How does rewarding work?
Miners are rewarded based on the accuracy of their predictions for future health conditions derived from analyses of electronic health record (EHR) sequences. The top 20% of miners receive significantly higher rewards than the rest.
What is the expected data input and output as a miner?
As a miner, your input will consist of sequences of Electronic Health Records (EHR) encoded with International Statistical Classification of Diseases and Related Health Problems (ICD-10) codes. In the following example, the patient visited the hospital twice, receiving two diagnoses each time:
Example Input:
[['D693', 'I10'], ['Z966', 'A047']]The current disease prediction task involves estimating the likelihood of getting the following 14 diseases within one year. Outputs should be an array or list of probabilities in the order listed below:
- Hypertension
- Diabetes
- Asthma
- Chronic Obstructive Pulmonary Disease
- Atrial Fibrillation
- Coronary Heart Disease
- Stroke
- Anxiety and Depression
- Dementia
- Myocardial Infarction
- Chronic Kidney Disease
- Thyroid Disorder
- Heart Failure
- Cancer
[0.0027342219837009907, 0.012263162061572075, 0.01795087940990925, 0.016055596992373466, 0.010267915204167366, 0.0002267731324536726, 0.02317667566239834, 0.39082783460617065, 0.017462262883782387, 0.033581722527742386, 0.014757075347006321, 0.03425902500748634, 0.015123098157346249, 0.028889883309602737]
Compute Requirements
The computational requirements for participating as a miner or validator in our subnet are minimal. Our subnet does not necessitate GPU capabilities and runs effectively on a virtual private server (VPS) with 4 virtual CPUs and 16 GB RAM. Although miners are permitted to use GPU resources, achieving higher rewards within our subnet depends more on developing superior predictive models than on computational power.
Data source and how do we prevent data exploitation?
Our data originates from authentic inpatient records, which are anonymized using Generative Adversarial Networks (GANs) to preserve the original data distributions while ensuring patient confidentiality. To prevent data exploitation and enhance security, our API continuously generates unique, synthetic electronic health record sequences for validators, protecting against replay attacks.
How can I train my model?
Our base model is a small Transformer model equipped with a customized tokenizer for electronic health record (EHR) data. We recommend miners train their model based on our tokenizer.
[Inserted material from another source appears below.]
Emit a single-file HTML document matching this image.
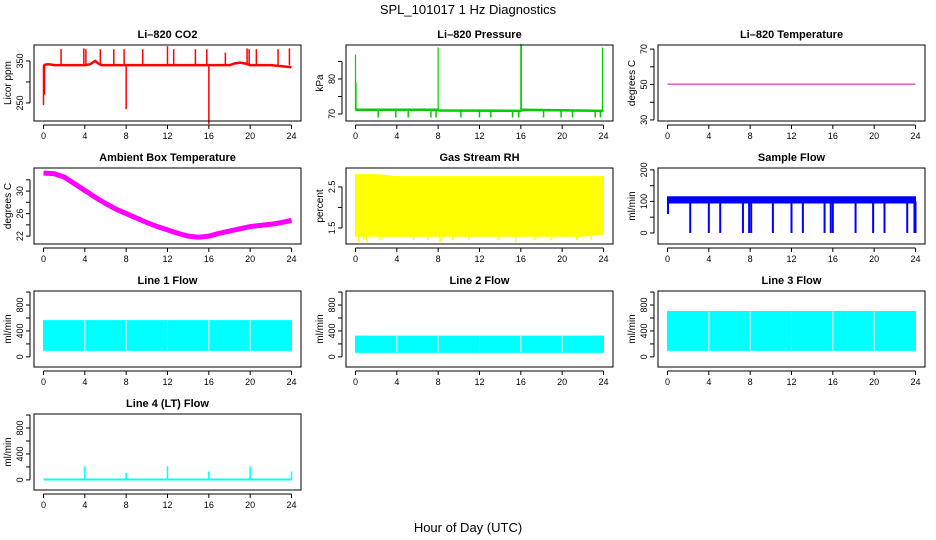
<!DOCTYPE html>
<html><head><meta charset="utf-8">
<style>
html,body{margin:0;padding:0;background:#fff;}
svg{display:block;font-family:"Liberation Sans",Arial,sans-serif;}
</style></head>
<body>
<svg id="c" width="936" height="540" viewBox="0 0 936 540">
<text x="468" y="14" font-size="13" text-anchor="middle">SPL_101017  1 Hz Diagnostics</text>
<text x="468" y="532" font-size="13" text-anchor="middle">Hour of Day (UTC)</text>
</svg>
<script>
// ---- data ----
const hoursXTicks = [0,4,8,12,16,20,24];
const co2BaseHours = [0,0.3,0.6,1,2,3,4,4.5,5,5.3,5.6,6,8,10,12,14,16,18,18.5,19,19.5,20,22,24];
const co2BaseVals  = [340,342,342,340,340,340,340,342,350,344,340,340,340,340,340,340,340,340,344,346,344,340,340,335];
const co2SpikeHours = [0,0.1,1.7,3.9,4.1,5.5,6.8,7.8,8.0,9.6,12.0,12.6,14.7,15.8,16.0,17.6,19.7,19.9,20.6,22.7,23.8];
const co2SpikeVals  = [245,270,378,380,378,378,378,378,235,378,385,378,378,378,200,370,380,378,378,378,380];
const presBaseHours = [0,8,8.1,16,16.1,24];
const presBaseVals  = [71.2,71.2,71.0,70.9,71.2,70.9];
const presSpikeHours = [0,0.05,8.0,16.0,16.05,23.9];
const presSpikeVals  = [87,79,89,90,89.5,89];
const presDipHours = [2.2,3.9,5.1,7.3,7.8,10.2,12.0,13.1,15.2,15.8,18.2,19.9,21.0,23.2,23.7];
const presDipVals  = [69,69,69,69,69,69,69,69,69,69,69,69,69,69,69];
const tempHours = [0,24];
const tempVals  = [50.2,50.2];
const ambHours = [0,1,2,3,4,5,6,7,8,9,10,11,12,13,14,15,16,17,18,19,20,21,22,23,24];
const ambVals  = [33.2,33.1,32.5,31.3,30.1,28.9,27.8,26.8,26.0,25.2,24.4,23.7,23.1,22.5,22.0,21.8,22.0,22.5,22.9,23.3,23.7,23.9,24.1,24.4,24.8];
const rhHours = [0,2,4,6,8,10,12,14,16,18,20,22,24];
const rhHigh  = [2.8,2.8,2.75,2.75,2.75,2.75,2.75,2.75,2.75,2.75,2.75,2.75,2.75];
const rhLow   = [1.3,1.3,1.3,1.3,1.3,1.3,1.3,1.3,1.3,1.3,1.3,1.3,1.35];
const rhDipHours = [0.3,0.8,1.1,2.4,3.5,5.6,7.0,8.2,9.4,11.0,13.8,15.5,17.3,18.9,21.4,22.8];
const rhDipVals  = [1.15,1.2,1.15,1.2,1.25,1.2,1.2,1.15,1.2,1.2,1.2,1.15,1.2,1.2,1.2,1.2];
const sfHours = [0,0.2,24];
const sfLow   = [95,95,95];
const sfHigh  = [115,115,115];
const sfDropHours = [0.05,2.2,4.0,5.1,7.3,7.9,8.1,10.2,12.0,13.1,15.2,15.8,16.0,18.2,19.9,21.0,23.2,23.9,24.0];
const sfDropVals  = [60,0,0,0,0,0,0,0,0,0,0,0,0,0,0,0,0,0,0];
const l1Hours = [0,24];
const l1Low   = [100,100];
const l1High  = [560,560];
const l1GapHours = [4,8,12,16,20];
const l2Hours = [0,24];
const l2Low   = [70,70];
const l2High  = [320,320];
const l2GapHours = [4,8,12,16,20];
const l3Hours = [0,24];
const l3Low   = [100,100];
const l3High  = [700,700];
const l3GapHours = [4,8,12,16,20];
const l4Hours = [0,24];
const l4Vals  = [5,5];
const l4SpikeHours = [4,8,12,16,20,24];
const l4SpikeVals  = [210,110,210,130,210,130];

const svg = document.getElementById('c');
const NS = 'http://www.w3.org/2000/svg';
const COLS=[34,346,658], ROWS=[45,168,291,414], W=267, H=76;
function mk(tag, attrs, parent){const e=document.createElementNS(NS,tag);for(const k in attrs)e.setAttribute(k,attrs[k]);(parent||svg).appendChild(e);return e;}

function panel(name,col,row,title,ylab,ylim,ticks,labels){
  const g=mk('g',{});
  
  
  const L=COLS[col],T=ROWS[row];
  const xs=h=>L+9.5+h*(248/24);
  const ys=v=>T+H-(v-ylim[0])/(ylim[1]-ylim[0])*H;
  const t=mk('text',{x:L+W/2,y:T-7,'font-size':11,'font-weight':'bold','text-anchor':'middle'},g);t.textContent=title;
  
  
  const yt=mk('text',{x:0,y:0,'font-size':10,'text-anchor':'middle',transform:`translate(${L-23},${T+H/2}) rotate(-90)`},g);yt.textContent=ylab;
  
  
  // x axis
  mk('line',{x1:xs(0),x2:xs(24),y1:T+H+4,y2:T+H+4,stroke:'#000'},g);
  hoursXTicks.forEach(h=>{
    mk('line',{x1:xs(h),x2:xs(h),y1:T+H+4,y2:T+H+8,stroke:'#000'},g);
    const tx=mk('text',{x:xs(h),y:T+H+18,'font-size':9,'text-anchor':'middle'},g);tx.textContent=h;
    
    
  });
  // y axis
  mk('line',{x1:L-4,x2:L-4,y1:ys(ticks[0]),y2:ys(ticks[ticks.length-1]),stroke:'#000'},g);
  ticks.forEach(v=>{mk('line',{x1:L-8,x2:L-4,y1:ys(v),y2:ys(v),stroke:'#000'},g);});
  labels.forEach(v=>{
    const ty=mk('text',{x:0,y:0,'font-size':9,'text-anchor':'middle',transform:`translate(${L-11},${ys(v)}) rotate(-90)`},g);ty.textContent=v;
    
    
  });
  const plot=mk('g',{},g);
  
  
  const box=mk('rect',{x:L,y:T,width:W,height:H,fill:'none',stroke:'#000'},g);
  return {xs,ys,plot,L,T};
}
function line(p,hs,vs,color,w,name){
  const pl=mk('polyline',{points:hs.map((h,i)=>p.xs(h)+','+p.ys(vs[i])).join(' '),fill:'none',stroke:color,'stroke-width':w},p.plot);
  
  
}
function spikes(p,hs,vs,base,color,w,name){
  hs.forEach((h,i)=>{
    const l=mk('line',{x1:p.xs(h),x2:p.xs(h),y1:p.ys(base),y2:p.ys(vs[i]),stroke:color,'stroke-width':w},p.plot);
    
    
  });
}
function band(p,hs,lo,hi,color,name){
  const pts=hs.map((h,i)=>p.xs(h)+','+p.ys(hi[i])).concat(hs.slice().reverse().map((h,j)=>p.xs(h)+','+p.ys(lo[hs.length-1-j])));
  const pg=mk('polygon',{points:pts.join(' '),fill:color,stroke:color},p.plot);
  
  
}

// CO2
let p=panel('co2',0,0,'Li–820 CO2','Licor ppm',[207,388],[250,300,350],[250,350]);
line(p,co2BaseHours,co2BaseVals,'#f00',2.5,'co2-line');
spikes(p,co2SpikeHours,co2SpikeVals,340,'#f00',1.5,'co2-spike');
// Pressure
p=panel('pressure',1,0,'Li–820 Pressure','kPa',[68,89.7],[70,75,80,85],[70,80]);
line(p,presBaseHours,presBaseVals,'#0c0',2.5,'pressure-line');
spikes(p,presSpikeHours,presSpikeVals,71,'#0c0',1.2,'pressure-spike');
spikes(p,presDipHours,presDipVals,71,'#0c0',1.5,'pressure-dip');
// Temperature
p=panel('li820-temp',2,0,'Li–820 Temperature','degrees C',[29.4,72.3],[30,40,50,60,70],[30,50,70]);
line(p,tempHours,tempVals,'#c0c',1,'li820-temp-line');
// Ambient
p=panel('ambient',0,1,'Ambient Box Temperature','degrees C',[20.6,34.1],[22,24,26,28,30,32],[22,26,30]);
line(p,ambHours,ambVals,'#f0f',5,'ambient-line');
// RH
p=panel('rh',1,1,'Gas Stream RH','percent',[1.11,2.96],[1.5,2,2.5],[1.5,2.5]);
band(p,rhHours,rhLow,rhHigh,'#ff0','rh-band');
spikes(p,rhDipHours,rhDipVals,1.4,'#ff0',1.5,'rh-dip');
// Sample flow
p=panel('sample-flow',2,1,'Sample Flow','ml/min',[-35,206],[0,50,100,150,200],[0,100,200]);
band(p,sfHours,sfLow,sfHigh,'#00f','sample-flow-band');
spikes(p,sfDropHours,sfDropVals,100,'#00f',2,'sample-flow-drop');
// Line flows
const flowTicks=[0,200,400,600,800,1000], flowLabels=[0,400,800], flowLim=[-156,1016];
p=panel('line1-flow',0,2,'Line 1 Flow','ml/min',flowLim,flowTicks,flowLabels);
band(p,l1Hours,l1Low,l1High,'#0ff','line1-band');
spikes(p,l1GapHours,l1GapHours.map(()=>l1High[0]),l1Low[0],'#fff',1,'line1-gap');
p=panel('line2-flow',1,2,'Line 2 Flow','ml/min',flowLim,flowTicks,flowLabels);
band(p,l2Hours,l2Low,l2High,'#0ff','line2-band');
spikes(p,l2GapHours,l2GapHours.map(()=>l2High[0]),l2Low[0],'#fff',1,'line2-gap');
p=panel('line3-flow',2,2,'Line 3 Flow','ml/min',flowLim,flowTicks,flowLabels);
band(p,l3Hours,l3Low,l3High,'#0ff','line3-band');
spikes(p,l3GapHours,l3GapHours.map(()=>l3High[0]),l3Low[0],'#fff',1,'line3-gap');
p=panel('line4-flow',0,3,'Line 4 (LT) Flow','ml/min',flowLim,flowTicks,flowLabels);
line(p,l4Hours,l4Vals,'#0ff',2,'line4-line');
spikes(p,l4SpikeHours,l4SpikeVals,5,'#0ff',1.5,'line4-spike');
</script>
</body></html>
Training data is available at this link. Miners are also encouraged to use their own sourced EHR data for training.
Validator minimum staking requirements
Validators need to stake at least 10,000 Tao on the mainnet to query our data API, and Testnet validators won't have access to the data API, but they can still acquire data locally for testing purposes. Locally obtained data carries significantly less weight than data from the API.
How the synthetic EHR data generator is built?
The synthetic EHR data generator is built following a method detailed in a publication, which can be found here. We utilized datasets from both the US and the UK. The US hospital data is sourced from MIMIC-IV. The UK data is sourced from THIN. Due to the sensitivity of health data, models trained on EHR data cannot be made publicly available. This restriction is in place to prevent the potential reconstruction of the original dataset by malicious parties, similar to attempts to reverse engineer the training sets of large language models. As an example, you can find our data generator trained on synthetic EHR data here.